In an attempt to study these conditions, the Campaign to Protect Rural England and the British Astronomical Association had some 1,829 members of the UK public counting stars for the study.
During the study, they were asked to focus on the constellation of Orion, one of the most easily identified.
There are about 50 of Orion’s stars that could be seen with the naked eye in a truly dark sky.
However, only 2% of the respondents said they could see more than 30, with 54% saying they saw fewer than 10 stars in Orion.

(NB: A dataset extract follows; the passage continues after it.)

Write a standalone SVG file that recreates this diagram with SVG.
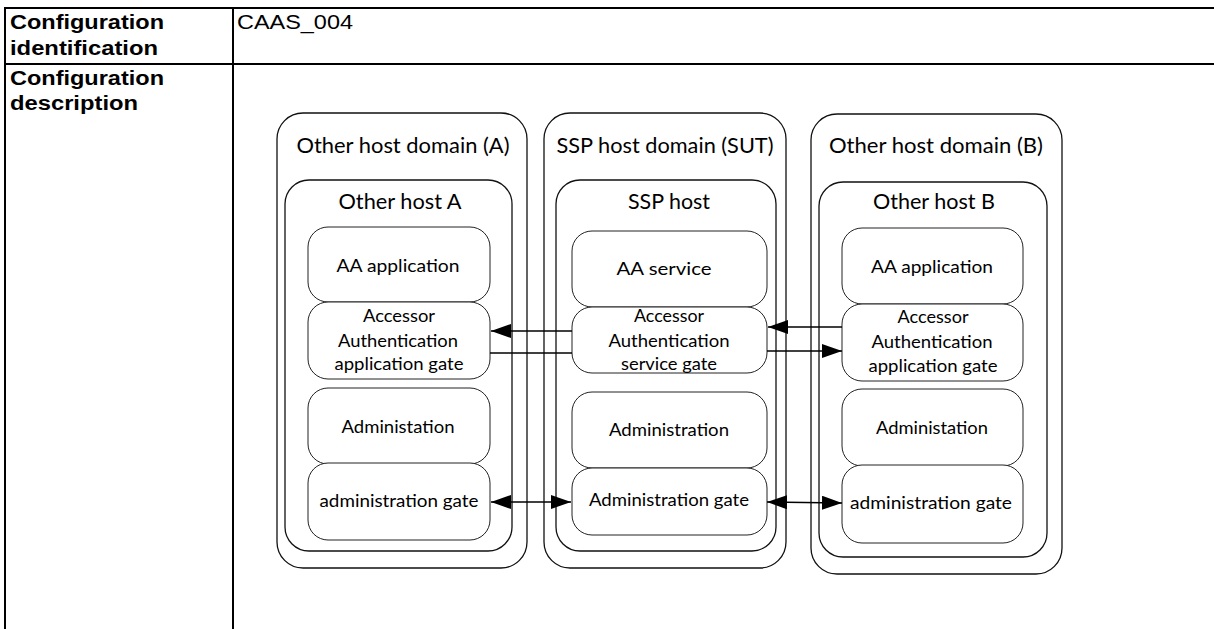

This level indicates severe light pollution.
This online survey took place on the nights of December 20-24 of 2006, and January 14-21.
Both dates the moon was not visible in the evening sky, which meant that the maximum number of stars were potentially visible.
The results show that light pollution is blotting out that stars across much of the country, according to CPRE and the BAA’s Campaign for Dark Skies (CfDS).
Campaigners say that light pollution does not just stop in towns and cities, but spreads from built-up areas into the countryside.
Bob Mizon, CfDS UK co-ordinator said, “In an era when energy considerations loom every larger, it makes a lot of sense to direct lights carefully and use sensible wattages, not just to reclaim our view of the stars, but also to cut pollution and help ensure our energy stocks for the future.”